Sunday 30 January 2011

One for the boys

Looking back through my tasting notes I have noticed reoccurring themes and that the wines tend to fall into two broad groups - no, not red or white - but pointy and curvy.  What am I talking about?

New wines are all sharp edges and pointy lines.  This is not always a criticism - the best young wines are  clearly expressed and tightly defined.  The separate elements of the body, aroma and flavour come together in beautifully intricate structure.  Where the facets cross and overlap one can glimpse how the wine will age and develop.

However, at its worst young wine will be agressive and unapproachable.

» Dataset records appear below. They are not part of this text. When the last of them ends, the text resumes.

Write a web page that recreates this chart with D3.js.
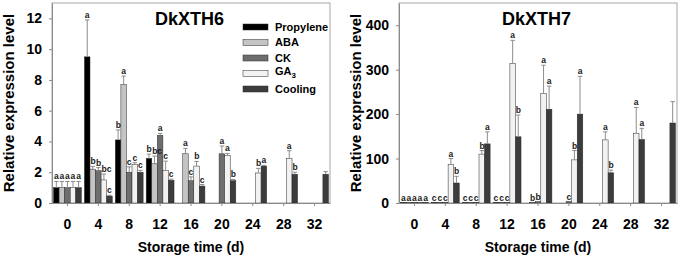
<!DOCTYPE html>
<html lang="en">
  <head>
    <meta charset="utf-8" />
    <title>DkXTH6 / DkXTH7</title>
    <script src="https://d3js.org/d3.v7.min.js"></script>
    <style>
      body { margin: 0; background: #fff; }
      svg text { font-family: "Liberation Sans", Arial, sans-serif; font-weight: bold; }
      .axis path, .axis line { stroke: #8a8a8a; }
      .axis text { font-size: 14px; fill: #000; }
    </style>
  </head>
  <body>
    <svg width="680" height="259"></svg>
    <script>
      const days = [0, 4, 8, 12, 16, 20, 24, 28, 32];
      const treatments = ["Propylene", "ABA", "CK", "GA3", "Cooling"];
      const fills = ["#000000", "#c4c4c4", "#6e6e6e", "#f2f2f2", "#3c3c3c"];

      // DkXTH6, one row per treatment, one value per storage day
      const xth6Mean = [
        [1.0, 9.5, 4.1, 2.9, null, null, null, null, null],
        [1.0, 2.2, 7.7, 2.55, 3.2, null, null, null, null],
        [1.0, 2.1, 2.0, 4.4, 1.45, 3.2, null, null, null],
        [1.0, 1.5, 2.5, 2.1, 2.4, 3.1, 1.95, 2.9, null],
        [1.0, 0.45, 2.0, 1.48, 1.1, 1.45, 2.4, 1.87, 1.87],
      ];
      const xth6Err = [
        [0.4, 2.4, 0.65, 0.28, 0, 0, 0, 0, 0],
        [0.4, 0.18, 0.55, 0.5, 0.35, 0, 0, 0, 0],
        [0.4, 0.2, 0.35, 0.12, 0.25, 0.5, 0, 0, 0],
        [0.4, 0.38, 0.12, 0.62, 0.3, 0.12, 0.3, 0.5, 0],
        [0.4, 0.05, 0.12, 0.07, 0.1, 0.08, 0.05, 0.13, 0.17],
      ];
      const xth6Sig = [
        ["a", "a", "b", "b", "", "", "", "", ""],
        ["a", "b", "a", "bc", "a", "", "", "", ""],
        ["a", "b", "c", "a", "c", "a", "", "", ""],
        ["a", "bc", "c", "c", "b", "a", "b", "a", ""],
        ["a", "c", "c", "c", "c", "b", "a", "b", ""],
      ];
      const xth6Ticks = [0, 2, 4, 6, 8, 10, 12];

      // DkXTH7
      const xth7Mean = [
        [1, 1, 1, 1, null, null, null, null, null],
        [1, 1, 1, 1, 1, null, null, null, null],
        [1, 1, 1, 1, 3, 3, null, null, null],
        [1, 87, 110, 314, 246, 97, 142, 157, null],
        [1, 45, 133, 149, 211, 200, 68, 143, 180],
      ];
      const xth7Err = [
        [0, 0, 0, 0, 0, 0, 0, 0, 0],
        [0, 0, 0, 0, 0, 0, 0, 0, 0],
        [0, 0, 0, 0, 0, 0, 0, 0, 0],
        [0, 13, 8, 52, 64, 21, 18, 58, 0],
        [0, 15, 27, 49, 52, 85, 6, 25, 48],
      ];
      const xth7Sig = [
        ["a", "c", "c", "c", "", "", "", "", ""],
        ["a", "c", "c", "c", "b", "", "", "", ""],
        ["a", "c", "c", "c", "b", "c", "", "", ""],
        ["a", "a", "b", "a", "a", "b", "a", "a", ""],
        ["a", "b", "a", "b", "a", "a", "b", "a", ""],
      ];
      const xth7Ticks = [0, 100, 200, 300, 400];

      const svg = d3.select("svg");
      const plotTop = 3,
        plotBottom = 203;

      function drawPanel(p) {
        const g = svg.append("g");

        const x = d3
          .scaleBand()
          .domain(days)
          .range([p.left, p.right])
          .paddingInner(0.1)
          .paddingOuter(0.05);
        const xs = d3
          .scaleBand()
          .domain(treatments)
          .range([0, x.bandwidth()]);
        const y = d3
          .scaleLinear()
          .domain([0, p.yMax])
          .range([plotBottom, plotTop]);
        const colour = d3.scaleOrdinal().domain(treatments).range(fills);

        const rows = [];
        treatments.forEach((t, j) => {
          days.forEach((d, i) => {
            if (p.mean[j][i] == null) return;
            rows.push({
              day: d,
              treatment: t,
              value: p.mean[j][i],
              err: p.err[j][i],
              sig: p.sig[j][i],
            });
          });
        });
        const barX = (d) => x(d.day) + xs(d.treatment);

        // frame
        g.append("rect")
          .attr("x", p.left)
          .attr("y", plotTop)
          .attr("width", p.right - p.left)
          .attr("height", plotBottom - plotTop)
          .attr("fill", "none")
          .attr("stroke", "#a6a6a6");

        // bars
        g.append("g")
          .selectAll("rect")
          .data(rows)
          .enter()
          .append("rect")
          .attr("x", barX)
          .attr("y", (d) => y(d.value))
          .attr("width", xs.bandwidth())
          .attr("height", (d) => plotBottom - y(d.value))
          .attr("fill", (d) => colour(d.treatment))
          .attr("stroke", "#2a2a2a")
          .attr("stroke-width", 0.5);

        // error bars (upper only)
        const eb = g
          .append("g")
          .attr("stroke", "#8c8c8c")
          .attr("stroke-width", 1)
          .selectAll("g")
          .data(rows.filter((d) => d.err > 0))
          .enter()
          .append("g");
        eb.append("line")
          .attr("x1", (d) => barX(d) + xs.bandwidth() / 2)
          .attr("x2", (d) => barX(d) + xs.bandwidth() / 2)
          .attr("y1", (d) => y(d.value))
          .attr("y2", (d) => y(d.value + d.err));
        eb.append("line")
          .attr("x1", (d) => barX(d) + xs.bandwidth() / 2 - 2.2)
          .attr("x2", (d) => barX(d) + xs.bandwidth() / 2 + 2.2)
          .attr("y1", (d) => y(d.value + d.err))
          .attr("y2", (d) => y(d.value + d.err));

        // significance letters, left-aligned on their bar like the original
        g.append("g")
          .selectAll("text")
          .data(rows.filter((d) => d.sig))
          .enter()
          .append("text")
          .attr("x", (d) => barX(d) + 0.4)
          .attr("y", (d) => y(d.value + d.err) - 2)
          .attr("font-size", "8.5px")
          .attr("fill", "#1a1a1a")
          .text((d) => d.sig);

        // axes
        g.append("g")
          .attr("class", "axis")
          .attr("transform", "translate(0," + plotBottom + ")")
          .call(d3.axisBottom(x).tickSize(3).tickSizeOuter(0).tickPadding(13));
        g.append("g")
          .attr("class", "axis")
          .attr("transform", "translate(" + p.left + ",0)")
          .call(
            d3
              .axisLeft(y)
              .tickValues(p.ticks)
              .tickSize(3)
              .tickSizeOuter(0)
              .tickPadding(7)
          );

        // titles
        g.append("text")
          .attr("x", p.left + 103)
          .attr("y", 25)
          .attr("font-size", "18px")
          .text(p.title);
        g.append("text")
          .attr("transform", "translate(" + (p.left - 38) + ",103) rotate(-90)")
          .attr("text-anchor", "middle")
          .attr("font-size", "15px")
          .text("Relative expression level");
        g.append("text")
          .attr("x", (p.left + p.right) / 2)
          .attr("y", 252)
          .attr("text-anchor", "middle")
          .attr("font-size", "14px")
          .text("Storage time (d)");

        return g;
      }

      const left = drawPanel({
        left: 52,
        right: 330,
        yMax: 13,
        mean: xth6Mean,
        err: xth6Err,
        sig: xth6Sig,
        ticks: xth6Ticks,
        title: "DkXTH6",
      });

      drawPanel({
        left: 399,
        right: 677,
        yMax: 450,
        mean: xth7Mean,
        err: xth7Err,
        sig: xth7Sig,
        ticks: xth7Ticks,
        title: "DkXTH7",
      });

      // legend (left panel only)
      const legend = left
        .append("g")
        .selectAll("g")
        .data(treatments)
        .enter()
        .append("g")
        .attr("transform", (d, i) => "translate(243," + (27 + i * 15.5) + ")");
      legend
        .append("rect")
        .attr("x", 0)
        .attr("y", -3)
        .attr("width", 25)
        .attr("height", 6)
        .attr("fill", (d, i) => fills[i])
        .attr("stroke", "#2a2a2a")
        .attr("stroke-width", 0.5);
      const legendText = legend
        .append("text")
        .attr("x", 32)
        .attr("dy", "0.36em")
        .attr("font-size", "11px");
      legendText.append("tspan").text((d) => (d === "GA3" ? "GA" : d));
      legendText
        .filter((d) => d === "GA3")
        .attr("dy", "0.1em")
        .append("tspan")
        .attr("font-size", "8px")
        .attr("dy", "0.45em")
        .text("3");
    </script>
  </body>
</html>
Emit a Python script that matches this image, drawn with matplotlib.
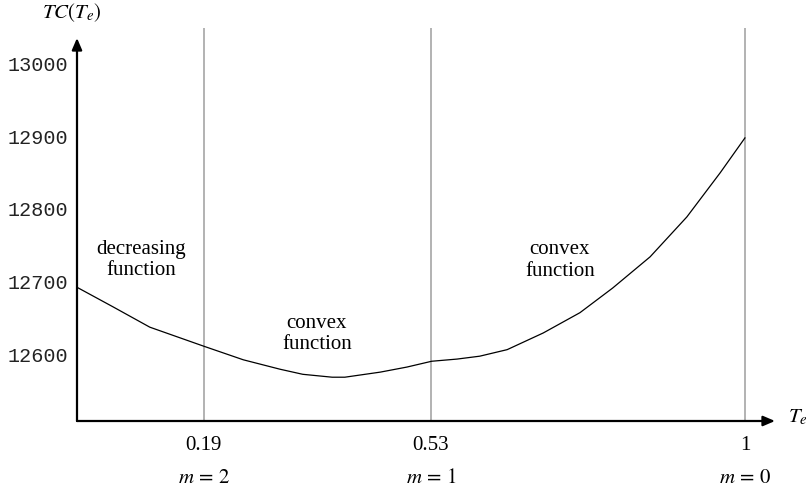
import numpy as np
import matplotlib.pyplot as plt

plt.rcParams["mathtext.fontset"] = "stix"

# curve
te = [0.0, 0.054, 0.109, 0.189, 0.249, 0.304, 0.338, 0.382, 0.401, 0.454, 0.494,
      0.531, 0.569, 0.603, 0.644, 0.698, 0.753, 0.802, 0.858, 0.913, 0.963, 1.0]
tc = [12692, 12665, 12637, 12611, 12592, 12579, 12572, 12568, 12568, 12575, 12582,
      12590, 12593, 12597, 12606, 12629, 12657, 12691, 12734, 12789, 12850, 12898]

breaks = [0.19, 0.53, 1.0]
break_labels = ["0.19", "0.53", "1"]
m_labels = ["$m\\,=\\,2$", "$m\\,=\\,1$", "$m\\,=\\,0$"]
yticks = [12600, 12700, 12800, 12900, 13000]

regions = ["decreasing\nfunction", "convex\nfunction", "convex\nfunction"]
region_x = [0.096, 0.359, 0.723]
region_y = [12730, 12628, 12729]

W, H = 811, 490
fig = plt.figure(figsize=(W / 100, H / 100), dpi=100)
ax = fig.add_axes([77 / W, (H - 421) / H, (775 - 77) / W, (421 - 38) / H])

ax.set_xlim(0, 1.045)
ax.set_ylim(12507.6, 13035.8)

for s in ax.spines.values():
    s.set_visible(False)

# axes as arrows
ax.annotate("", xy=(1, 0), xytext=(0, 0), xycoords="axes fraction",
            arrowprops=dict(arrowstyle="-|>,head_length=0.7,head_width=0.3",
                            lw=1.6, color="black", shrinkA=0, shrinkB=0))
ax.annotate("", xy=(0, 1), xytext=(0, 0), xycoords="axes fraction",
            arrowprops=dict(arrowstyle="-|>,head_length=0.7,head_width=0.3",
                            lw=1.6, color="black", shrinkA=0, shrinkB=0))

# region boundaries
ax.vlines(breaks, 12507.6, 13050, colors="#a6a6a6", lw=1.2, clip_on=False)

ax.plot(te, tc, color="black", lw=0.9)

ax.set_xticks([])
ax.set_yticks(yticks)
ax.set_yticklabels([str(v) for v in yticks], family="Liberation Mono", fontsize=14.5,
                   color="#222222")
ax.tick_params(axis="y", length=0, pad=6)

tr = ax.get_xaxis_transform()
for b, lab, ml in zip(breaks, break_labels, m_labels):
    ax.text(b, -0.063, lab, transform=tr, ha="center", va="center",
            family="Liberation Serif", fontsize=15)
    ax.text(b, -0.146, ml, transform=tr, ha="center", va="center", fontsize=15)

for txt, x, y in zip(regions, region_x, region_y):
    ax.text(x, y, txt, ha="center", va="center", family="Liberation Serif",
            fontsize=15, linespacing=1.15)

ax.text(1.033, 0.01, "$T_e$", transform=ax.transAxes, ha="center", va="center", fontsize=15)
ax.text(-0.007, 1.065, "$TC(T_e)$", transform=ax.transAxes, ha="center", va="center", fontsize=15)

fig.savefig("out.png", dpi=100)
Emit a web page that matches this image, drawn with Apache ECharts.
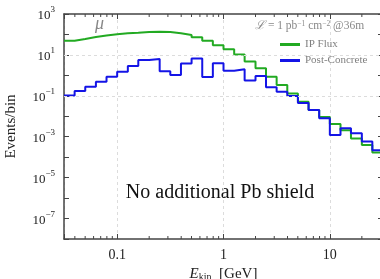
<!DOCTYPE html>
<html>
<head>
<meta charset="utf-8">
<script src="https://cdn.jsdelivr.net/npm/echarts@6/dist/echarts.min.js"></script>
<style>
html,body{margin:0;padding:0;background:#fff;}
#chart{width:380px;height:279px;}
</style>
</head>
<body>
<div id="chart"></div>
<script>
// bin edges in GeV (0.1 decade wide)
var binEdges = [0.03162, 0.0398, 0.0501, 0.0631, 0.0794, 0.1, 0.126, 0.158, 0.2, 0.251,
    0.316, 0.398, 0.501, 0.631, 0.794, 1, 1.26, 1.58, 2, 2.51,
    3.16, 3.98, 5.01, 6.31, 7.94, 10, 12.6, 15.8, 20, 25.1, 31.62];
var ipFlux = [49, 60, 75, 89, 102, 114, 122, 132, 136, 132,
    114, 94, 72, 49, 30, 18.7, 10.5, 4.7, 2.2, 0.86,
    0.34, 0.13, 0.051, 0.020, 0.0091, 0.0042, 0.0021, 0.00083, 0.00039, 0.00017];
var postConcrete = [0.105, 0.17, 0.28, 0.49, 0.86, 1.5, 2.9, 5.6, 6.3, 1.6,
    1.05, 3.8, 6.7, 0.83, 3.9, 1.7, 2.0, 0.56, 0.93, 0.26,
    0.16, 0.098, 0.045, 0.020, 0.0081, 0.0012, 0.0026, 0.0015, 0.00058, 0.00022];
var xMinorTicks = [0.04, 0.05, 0.06, 0.07, 0.08, 0.09, 0.2, 0.3, 0.4, 0.5, 0.6, 0.7, 0.8, 0.9,
    2, 3, 4, 5, 6, 7, 8, 9, 20, 30];
var yGridLines = [1e1, 1e-1, 1e-3, 1e-5, 1e-7];
var xLabels = {'-1': '0.1', '0': '1', '1': '10'};

var serif = 'Liberation Serif';
var frameColor = '#444';
var ink = '#222';

function stepData(vals) {
    var out = [];
    for (var i = 0; i < vals.length; i++) out.push([binEdges[i], vals[i]]);
    out.push([binEdges[vals.length], vals[vals.length - 1]]);
    return out;
}

var chart = echarts.init(document.getElementById('chart'));
var axisBase = {
    type: 'log',
    logBase: 10,
    axisLine: {show: true, onZero: false, lineStyle: {color: frameColor, width: 1.5}},
    axisTick: {show: true, inside: true, length: 5, lineStyle: {color: frameColor, width: 1}},
    splitLine: {show: false}
};

chart.setOption({
    animation: false,
    backgroundColor: '#fff',
    textStyle: {fontFamily: serif},
    grid: {left: 64, right: -3, top: 14, bottom: 40, containLabel: false, outerBoundsMode: 'none'},
    legend: {
        left: 275, top: 34, orient: 'vertical', itemGap: 5,
        itemWidth: 20, itemHeight: 3, icon: 'rect',
        textStyle: {fontFamily: serif, fontSize: 11, color: '#808080'},
        data: ['IP Flux', 'Post-Concrete']
    },
    xAxis: [
        echarts.util.merge({
            position: 'bottom', min: binEdges[0], max: binEdges[binEdges.length - 1],
            name: '{i|E}{s|kin}  [GeV]', nameLocation: 'middle', nameGap: 27,
            nameTextStyle: {fontFamily: serif, fontSize: 15, color: ink,
                rich: {i: {fontFamily: serif, fontStyle: 'italic', fontSize: 15, color: ink},
                       s: {fontFamily: serif, fontSize: 10, color: ink, verticalAlign: 'bottom'}}},
            axisLabel: {
                fontFamily: serif, fontSize: 14, color: ink, margin: 9,
                formatter: function (v) {
                    var e = Math.log10(v);
                    var r = Math.round(e);
                    if (Math.abs(e - r) > 1e-6) return '';
                    return xLabels[r] || '';
                }
            },
            splitLine: {show: true, lineStyle: {color: '#dcdcdc', type: [3, 3], width: 1}}
        }, axisBase, false),
        echarts.util.merge({
            position: 'top', min: binEdges[0], max: binEdges[binEdges.length - 1],
            axisLabel: {show: false}
        }, axisBase, false)
    ],
    yAxis: [
        echarts.util.merge({
            position: 'left', min: 1e-8, max: 1e3, interval: 1,
            name: 'Events/bin', nameLocation: 'middle', nameGap: 45,
            nameTextStyle: {fontFamily: serif, fontSize: 15, color: ink},
            axisLabel: {
                margin: 9,
                formatter: function (v) {
                    var e = Math.round(Math.log10(v));
                    if (e % 2 === 0) return '';
                    return '{b|10}{s|' + String(e).replace('-', '\u2212') + '}';
                },
                rich: {
                    b: {fontFamily: serif, fontSize: 13, color: ink, lineHeight: 17, verticalAlign: 'bottom'},
                    s: {fontFamily: serif, fontSize: 9, color: ink, lineHeight: 17, verticalAlign: 'top'}
                }
            }
        }, axisBase, false),
        echarts.util.merge({
            position: 'right', min: 1e-8, max: 1e3, interval: 1,
            axisLabel: {show: false}
        }, axisBase, false)
    ],
    graphic: [
        {type: 'text', left: 95, top: 15, style: {text: '\u03bc', fontFamily: serif, fontStyle: 'italic', fontSize: 18, fill: '#888'}},
        {type: 'text', left: 255, top: 20, style: {
            text: '{i|\u2112} = 1 pb{s|\u22121} cm{s|\u22122} @36m',
            fontFamily: serif, fontSize: 11.5, fill: '#888',
            rich: {i: {fontFamily: serif, fontStyle: 'italic', fontSize: 12, fill: '#888'},
                   s: {fontFamily: serif, fontSize: 7.5, fill: '#888', verticalAlign: 'top'}}
        }},
        {type: 'text', x: 220, y: 193, style: {
            text: 'No additional Pb shield', fontFamily: serif, fontSize: 20, fill: '#111',
            align: 'center', verticalAlign: 'middle'
        }}
    ],
    series: [
        {
            name: 'grid', type: 'line', data: [[binEdges[0], 1e-8]], symbol: 'none', silent: true,
            lineStyle: {opacity: 0}, z: 1,
            markLine: {
                silent: true, symbol: 'none', label: {show: false},
                lineStyle: {color: '#dcdcdc', type: [3, 3], width: 1},
                data: yGridLines.map(function (v) { return {yAxis: v}; })
            }
        },
        {
            name: 'IP Flux', type: 'line', step: 'end', data: stepData(ipFlux),
            symbol: 'none', color: '#22aa22', lineStyle: {width: 2, color: '#22aa22'}, z: 3
        },
        {
            name: 'Post-Concrete', type: 'line', step: 'end', data: stepData(postConcrete),
            symbol: 'none', color: '#1414e6', lineStyle: {width: 2, color: '#1414e6'}, z: 4
        },
        {
            name: 'minor', type: 'custom', silent: true, z: 5, clip: false,
            data: xMinorTicks.map(function (v) { return [v]; }),
            renderItem: function (params, api) {
                var v = api.value(0);
                var b = api.coord([v, 1e-8]);
                var t = api.coord([v, 1e3]);
                var st = {stroke: frameColor, lineWidth: 1};
                return {type: 'group', children: [
                    {type: 'line', shape: {x1: b[0], y1: b[1], x2: b[0], y2: b[1] - 3}, style: st},
                    {type: 'line', shape: {x1: t[0], y1: t[1], x2: t[0], y2: t[1] + 3}, style: st}
                ]};
            }
        }
    ]
});
</script>
</body>
</html>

Individual components clash and grind against each other; the wine has no rhythm, no surprises or mystery.  One particular characteristic will always bully its way to the front: biting acidity; hand-grenade tannins; splintered oak; an abrasive finish.  Like a talentless burlesque dancer, there's no tease and everything is on display.

So, if in my wine-world new wines are pointy, the  mature wines must be curvy.  Time mellows a wine, eroding the edges like a pebble which is washed on the beach.  Over time, the individual characteristics of the wine drift apart before reforming into something more homogenous; your palette is forced to work much harder if you want to describe the separate elements of the wine.

I have another way of thinking about pointy and curvy wines - and I hope it doesn't offend anyone - as it involves comparing wine to women.

The ladies on the left front the Dove Campaign for Real Beauty - which aims to encourage women and young girls away from today's beauty stereotypes and to be confident and proud.  As a husband and father to a young daughter I wholeheartedly support these sentiments.

But what has this got to do with wine? Well, let's consider the alternative?


The picture on the right is of  the contestants from Britain Next Top Model 2010.   These are young girls who work incredibly hard to meet an artificial expectation of beauty - one which appears to require women to be thin, angular, and pointy.  Do these adjectives sound familiar?

So, on the one hand we have the Dove girls - all natural curves and confidence, and on the other we have the Next Top Models not looking very inviting with their pointy elbows and delicate necks.  I can appreciate the inherent beauty in the aspiring young models, but I hope that given time they will realise that beauty is achieved not through hard work but comes naturally through confidence - and it takes time to develop real confidence.

I know which group of ladies I'd rather be buying the drinks for and I also know which wines I prefer to drink - give me confident and curvy every time.

Mont Tauch Fitou 2008
Morrisons Supermarket £7.99 (tasted 16 January 2011)

A clear bright and ruby red wine giving both red and black fruit on the nose with some white-pepper spice.  It is dry with a big burst of acidity and a nice wash of tannins, medium bodied at 13.5% alcohol, the black fruit and cinnamon spice is more pronounced on the pallet and is now supported with chocolate notes and medicinal oak touches.  The length, whilst pleasant, was shorter than expected.
A perfectly acceptable southern France red which you should enjoy by the carafe.

 Clos St Magdelaine Cassis 2007
Yapp Bros (tasted 13 January 2011)

A beautiful golden luster precedes the rich complex aromas rising from the glass: bananas and melons, vanilla and coconut blend together into a quite heady bouquet which lingers and continues to fascinate long after you have drained the glass.  Dry, with medium acidity and no tannins, the 13% alcohol ands structure to the body of the wine giving a terrific mouthfeel.  The same aromas return in the flavour but with more depth and also a distinctive pear component.  A excellent length rounds off this very good wine.  This wine as subtle curves - wonderfully complex and sophisticated.
Cassis is the oldest AC in Provance and 75% of their wines are white.
Thanks to Personal Wine Buyer for this fact and picture.

Taltarni Victoria T-Series Shiraz 2006
Latitude Wine (tasted 2  November 2010)

The intense ruby red colour is matched by an equally intense nose full of black and dried fruit and spicy hot hot hot white pepper.  Big tannins and the 14% alcohol bounce around your mouth in contradiction to what is a surprisingly restrained body and flavour: more black fruit and white pepper obviously, but supported by coffee and tobacco. A decent length concludes what is a surprisingly elegant Aussie shiraz.